Thank you for your helpful response! You also answered my third and implicit question: whether or not I “should start to learn more” about antitrust. I’ve actually been interested in–though, clearly, not extremely knowledgeable about–antitrust for a while. That’s especially true since I started seeing it mentioned as a possible restraint on Big Tech, so I’ll start thinking about it more. At the very least, I’ll check out some of the references you mention (I am already familiar with Zingales), and I am looking forward to your review of Wu’s book!
Gabriel Kook The Triumph of Conservativism
attempts to show that the leaders of big business and not the reformers sought to regulate business to counteract the effects of competition and economic decentralization and to achieve concentration and monopoly.

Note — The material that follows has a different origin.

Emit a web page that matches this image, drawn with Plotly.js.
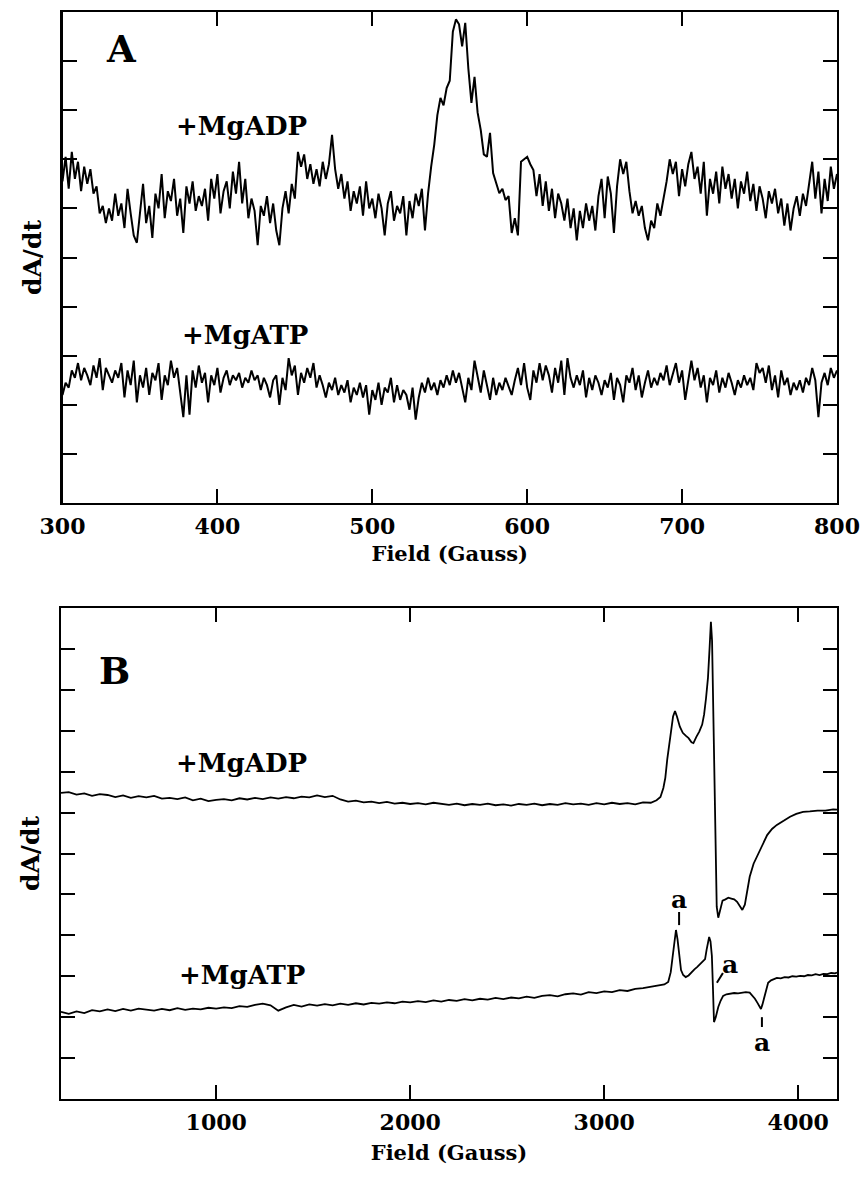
<!DOCTYPE html>
<html>
<head>
<meta charset="utf-8">
<script src="https://cdn.plot.ly/plotly-3.0.1.min.js"></script>
<style>html,body{margin:0;padding:0;background:#fff;}#chart{width:861px;height:1179px;}</style>
</head>
<body>
<div id="chart"></div>
<script>
// ---------- Panel A: field 300..800 G, sampled every 2 G ----------
const fieldA_start = 300;
const fieldA_step = 2;
const adpA = [
 6.55,7.05,6.40,7.15,6.60,6.95,6.35,6.85,6.50,6.80,
 6.30,6.45,5.90,6.05,5.70,6.00,5.75,6.30,5.85,6.10,
 5.60,6.40,5.90,5.45,5.30,5.95,6.50,5.70,6.05,5.40,
 6.30,6.00,6.70,5.80,6.35,6.15,6.60,5.85,6.20,5.50,
 6.45,6.10,6.55,5.95,6.25,6.05,6.40,5.75,6.60,6.20,
 6.70,5.90,6.35,6.55,6.00,6.75,6.30,6.95,6.10,6.60,
 5.80,6.20,5.95,5.25,6.05,5.85,6.25,5.70,6.10,5.55,
 5.25,6.00,6.35,5.90,6.50,6.20,7.15,6.85,7.10,6.60,
 6.90,6.50,6.80,6.45,6.95,6.60,6.90,7.50,6.80,6.40,
 6.70,6.20,6.55,5.95,6.35,6.10,6.45,5.85,6.55,6.00,
 6.20,5.80,6.30,6.00,5.45,6.10,6.35,5.75,6.05,5.90,
 6.25,5.45,6.15,5.80,6.30,6.05,6.40,5.55,6.30,6.85,
 7.30,7.90,8.25,8.10,8.45,8.60,9.60,9.85,9.75,9.30,
 9.78,8.85,8.15,8.68,7.95,7.60,7.10,7.05,7.54,6.72,
 6.50,6.31,6.40,6.17,6.25,5.50,5.80,5.45,6.95,7.00,
 7.05,6.90,6.78,6.25,6.70,6.05,6.55,5.95,6.40,5.80,
 6.30,6.10,5.75,6.20,5.60,6.00,5.35,5.95,5.60,6.10,
 5.75,6.05,5.55,6.25,6.60,5.80,6.65,6.30,5.50,6.45,
 7.00,6.70,6.95,6.35,5.90,6.15,5.85,6.05,5.60,5.35,
 5.75,5.60,6.10,5.85,6.20,6.55,7.00,6.70,6.95,6.25,
 6.80,6.45,6.90,7.15,6.60,6.85,6.30,6.95,5.85,6.60,
 6.30,6.75,6.10,6.85,6.40,6.70,6.20,6.60,6.00,6.55,
 6.30,6.75,6.15,6.50,5.95,6.45,6.20,5.80,6.35,6.10,
 6.40,5.90,6.20,5.65,6.10,5.55,6.00,6.25,5.85,6.30,
 6.05,6.50,6.95,6.20,6.75,5.90,6.60,6.15,6.85,6.40,
 6.70
];
const atpA = [
 2.20,2.45,2.35,2.70,2.55,2.85,2.50,2.75,2.60,2.40,
 2.80,2.55,2.95,2.30,2.75,2.60,2.45,2.70,2.55,2.85,
 2.15,2.70,2.40,2.90,2.05,2.60,2.35,2.75,2.20,2.65,
 2.50,2.85,2.10,2.60,2.40,2.90,2.55,2.75,2.30,1.75,
 2.60,1.80,2.70,2.35,2.80,2.45,2.65,2.05,2.60,2.40,
 2.75,2.25,2.55,2.70,2.40,2.60,2.50,2.65,2.35,2.55,
 2.45,2.70,2.50,2.60,2.30,2.55,2.40,2.15,2.50,2.60,
 2.00,2.55,2.30,2.95,2.60,2.80,2.20,2.65,2.45,2.75,
 2.55,2.85,2.35,2.60,2.40,2.15,2.45,2.30,2.55,2.20,
 2.40,2.25,2.50,2.05,2.35,2.20,2.45,2.15,2.40,1.80,
 2.30,2.10,2.45,2.00,2.35,2.25,2.55,2.05,2.40,2.10,
 2.30,2.20,1.90,2.35,1.70,2.15,2.45,2.25,2.55,2.30,
 2.45,2.20,2.50,2.35,2.60,2.40,2.70,2.45,2.65,2.35,
 2.05,2.55,2.30,2.90,2.60,2.25,2.70,2.40,2.10,2.55,
 2.20,2.45,2.30,2.55,2.35,2.20,2.50,2.75,2.40,2.85,
 2.35,2.10,2.70,2.45,2.85,2.50,2.80,2.60,2.25,2.75,
 2.45,2.90,2.20,2.95,2.55,2.35,2.60,2.40,2.70,2.15,
 2.55,2.30,2.60,2.45,2.20,2.50,2.35,2.65,2.10,2.55,
 2.40,2.05,2.60,2.45,2.75,2.30,2.60,2.15,2.45,2.70,
 2.35,2.55,2.40,2.65,2.50,2.80,2.40,2.60,2.85,2.45,
 2.70,2.10,2.55,2.90,2.50,2.75,2.35,2.60,2.05,2.55,
 2.40,2.70,2.25,2.55,2.35,2.65,2.45,2.20,2.50,2.35,
 2.60,2.40,2.55,2.30,2.85,2.65,2.75,2.45,2.80,2.30,
 2.60,2.15,2.70,2.40,2.55,2.20,2.45,2.30,2.50,2.25,
 2.55,2.40,2.75,2.50,1.75,2.45,2.65,2.40,2.75,2.55,
 2.70
];

// ---------- Panel B: field 200..4200 G ----------
const fieldB_adp = [
 200,240,280,320,360,400,440,480,520,560,600,640,680,720,760,800,840,880,920,960,
 1000,1040,1080,1120,1160,1200,1240,1280,1320,1360,1400,1440,1480,1520,1560,1600,1640,1680,1720,1760,
 1800,1840,1880,1920,1960,2000,2040,2080,2120,2160,2200,2240,2280,2320,2360,2400,2440,2480,2520,2560,
 2600,2640,2680,2720,2760,2800,2840,2880,2920,2960,3000,3040,3080,3120,3160,3200,3240,
 3270,3290,3305,3315,3325,3335,3345,3355,3365,3375,3390,3405,3420,3435,3450,3460,3475,3490,3505,3515,
 3525,3535,3543,3550,3556,3562,3568,3574,3580,3588,3598,3610,3625,3640,3655,3670,3685,3700,3712,3725,
 3740,3750,3770,3794,3815,3840,3865,3890,3925,3958,3990,4025,4060,4100,4140,4180,4200
];
const adpB = [
 7.48,7.50,7.44,7.47,7.41,7.45,7.43,7.38,7.42,7.36,7.40,7.37,7.41,7.34,7.36,7.33,7.37,7.30,7.34,7.28,
 7.31,7.33,7.30,7.35,7.32,7.36,7.33,7.37,7.34,7.38,7.35,7.39,7.37,7.42,7.38,7.41,7.32,7.27,7.29,7.25,
 7.27,7.23,7.26,7.22,7.24,7.21,7.23,7.20,7.24,7.21,7.19,7.22,7.18,7.21,7.19,7.22,7.18,7.20,7.17,7.21,
 7.19,7.22,7.18,7.21,7.19,7.23,7.20,7.22,7.19,7.23,7.20,7.24,7.21,7.23,7.20,7.25,7.24,
 7.30,7.38,7.60,7.85,8.30,8.70,9.05,9.35,9.48,9.35,9.10,8.95,8.88,8.82,8.72,8.70,8.85,8.98,9.15,9.40,
 9.80,10.30,11.00,11.66,11.20,9.50,7.40,5.80,4.70,4.43,4.65,4.85,4.88,4.92,4.90,4.88,4.82,4.70,4.62,4.75,
 5.15,5.43,5.75,6.00,6.20,6.45,6.60,6.70,6.80,6.90,6.97,7.02,7.03,7.05,7.05,7.08,7.07
];
const fieldB_atp = [
 200,240,280,320,360,400,440,480,520,560,600,640,680,720,760,800,840,880,920,960,
 1000,1040,1080,1120,1160,1200,1240,1280,1320,1360,1400,1440,1480,1520,1560,1600,1640,1680,1720,1760,
 1800,1840,1880,1920,1960,2000,2040,2080,2120,2160,2200,2240,2280,2320,2360,2400,2440,2480,2520,2560,
 2600,2640,2680,2720,2760,2800,2840,2880,2920,2960,3000,3040,3080,3120,3160,3200,3240,
 3280,3310,3330,3343,3352,3362,3370,3378,3386,3396,3407,3420,3435,3450,3465,3480,3495,3510,3520,3528,
 3535,3541,3548,3555,3560,3566,3575,3588,3600,3613,3630,3650,3670,3690,3710,3730,3750,3765,3777,3790,
 3800,3808,3815,3825,3835,3845,3860,3875,3890,3910,3930,3950,3970,3990,4010,4030,4050,4070,4090,4110,
 4130,4150,4170,4190,4200
];
const atpB = [
 2.13,2.08,2.14,2.10,2.17,2.14,2.19,2.15,2.20,2.16,2.21,2.18,2.16,2.20,2.17,2.22,2.18,2.21,2.19,2.23,
 2.21,2.24,2.22,2.27,2.25,2.30,2.33,2.29,2.16,2.24,2.30,2.26,2.31,2.28,2.32,2.29,2.33,2.30,2.34,2.31,
 2.35,2.33,2.36,2.34,2.38,2.36,2.39,2.37,2.41,2.38,2.42,2.40,2.44,2.41,2.45,2.43,2.47,2.44,2.48,2.46,
 2.50,2.47,2.52,2.54,2.51,2.56,2.58,2.55,2.61,2.59,2.63,2.61,2.66,2.64,2.69,2.71,2.74,
 2.76,2.80,2.86,3.10,3.45,3.90,4.13,3.90,3.50,3.15,3.03,2.98,3.02,3.10,3.17,3.23,3.30,3.36,3.42,3.65,
 3.88,3.96,3.85,3.50,2.80,1.88,2.00,2.25,2.40,2.52,2.56,2.57,2.59,2.58,2.60,2.61,2.60,2.52,2.45,2.35,
 2.26,2.20,2.30,2.50,2.70,2.84,2.90,2.94,2.96,2.95,2.98,2.97,3.00,2.99,3.01,3.00,3.03,3.02,3.05,3.03,
 3.06,3.05,3.08,3.07,3.09
];

// tick labels
const ticksA = [300,400,500,600,700,800];
const ticksB = [1000,2000,3000,4000];

// "a" markers in panel B: field and value of the letter
const aMarkField = [3386, 3650, 3813];
const aMarkVal = [4.87, 3.28, 1.39];

const FONT = 'DejaVu Serif, Liberation Serif, serif';
const W = 861, H = 1179;
const px = v => v / W, py = v => 1 - v / H;

const traces = [
  {x0: fieldA_start, dx: fieldA_step, y: adpA, xaxis:'x', yaxis:'y', mode:'lines', line:{color:'#000', width:2}, name:'+MgADP', showlegend:false, hoverinfo:'skip'},
  {x0: fieldA_start, dx: fieldA_step, y: atpA, xaxis:'x', yaxis:'y', mode:'lines', line:{color:'#000', width:2}, name:'+MgATP', showlegend:false, hoverinfo:'skip'},
  {x: fieldB_adp, y: adpB, xaxis:'x2', yaxis:'y2', mode:'lines', line:{color:'#000', width:1.8}, name:'+MgADP', showlegend:false, hoverinfo:'skip'},
  {x: fieldB_atp, y: atpB, xaxis:'x2', yaxis:'y2', mode:'lines', line:{color:'#000', width:1.8}, name:'+MgATP', showlegend:false, hoverinfo:'skip'}
];

const axCommon = {
  showline:true, linecolor:'#000', linewidth:2.2, mirror:'ticks',
  ticks:'inside', ticklen:14, tickwidth:2, tickcolor:'#000',
  showgrid:false, zeroline:false, fixedrange:true, automargin:false,
  ticklabelstandoff:2,
  tickfont:{family:FONT, size:22, color:'#000', weight:'bold'}
};
const titleFont = {family:FONT, size:21, color:'#000', weight:'bold'};
const yTitleFont = {family:FONT, size:25, color:'#000', weight:'bold'};
const lblFont = {family:FONT, size:26, color:'#000', weight:'bold'};
const bigFont = {family:FONT, size:37, color:'#000', weight:'bold'};

const layout = {
  width:W, height:H,
  margin:{l:0, r:0, t:0, b:0},
  paper_bgcolor:'#fff', plot_bgcolor:'#fff',
  showlegend:false,
  font:{family:FONT, color:'#000'},
  xaxis: Object.assign({}, axCommon, {domain:[px(62.5), px(837)], range:[300,800], tickvals:ticksA, ticktext:ticksA.map(String), anchor:'y',
    title:{text:'Field (Gauss)', font:titleFont, standoff:9}}),
  yaxis: Object.assign({}, axCommon, {domain:[py(503), py(12)], range:[0,10], dtick:1, tick0:0, showticklabels:false, anchor:'x',
    title:{text:'dA/dt', font:yTitleFont, standoff:12}}),
  xaxis2: Object.assign({}, axCommon, {domain:[px(61), px(837)], range:[200,4200], tickvals:ticksB, ticktext:ticksB.map(String), anchor:'y2',
    title:{text:'Field (Gauss)', font:titleFont, standoff:12}}),
  yaxis2: Object.assign({}, axCommon, {domain:[py(1099), py(608)], range:[0,12], dtick:1, tick0:0, showticklabels:false, anchor:'x2',
    title:{text:'dA/dt', font:yTitleFont, standoff:12}}),
  annotations: [
    {xref:'x', yref:'y', x:338, y:9.25, text:'A', showarrow:false, xanchor:'center', yanchor:'middle', font:bigFont},
    {xref:'x', yref:'y', x:372, y:7.68, text:'+MgADP', showarrow:false, xanchor:'left', yanchor:'middle', font:lblFont},
    {xref:'x', yref:'y', x:376, y:3.42, text:'+MgATP', showarrow:false, xanchor:'left', yanchor:'middle', font:lblFont},
    {xref:'x2', yref:'y2', x:478, y:10.46, text:'B', showarrow:false, xanchor:'center', yanchor:'middle', font:bigFont},
    {xref:'x2', yref:'y2', x:785, y:8.22, text:'+MgADP', showarrow:false, xanchor:'left', yanchor:'middle', font:lblFont},
    {xref:'x2', yref:'y2', x:800, y:3.03, text:'+MgATP', showarrow:false, xanchor:'left', yanchor:'middle', font:lblFont}
  ].concat(aMarkField.map((f, i) => ({xref:'x2', yref:'y2', x:f, y:aMarkVal[i], text:'a', showarrow:false, xanchor:'center', yanchor:'middle',
      font:{family:FONT, size:25, color:'#000', weight:'bold'}}))),
  shapes: [
    {type:'line', xref:'x2', yref:'y2', x0:3386, x1:3386, y0:4.25, y1:4.57, line:{color:'#000', width:2}},
    {type:'line', xref:'x2', yref:'y2', x0:3581, x1:3612, y0:2.84, y1:3.08, line:{color:'#000', width:2}},
    {type:'line', xref:'x2', yref:'y2', x0:3813, x1:3813, y0:1.76, y1:2.0, line:{color:'#000', width:2}}
  ]
};

Plotly.newPlot('chart', traces, layout, {staticPlot:true, displayModeBar:false});
</script>
</body>
</html>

Kolko’s claims challenge the conventional wisdom which see business leaders as promoters of laissez-faire economics, by arguing instead that business leaders sought to regulate business so as to concentrate their power and avoid competition. This behavior has been termed “corporatism”, but Kolko defines it to be “political capitalism” in this work.
Kolko maintains that progressivism rather than being a fundamental movement for reform was actually a conservative movement aimed at furthering the goals of big business and for this reason he refers to the triumph of regulation as the “triumph of conservativism” and the “triumph of political capitalism”.
This book shows about the true nature of regulation and who really desires it. It can be seen that through regulation the corporations and monopolies are able to stifle competition and in that manner assure their continuing dominance.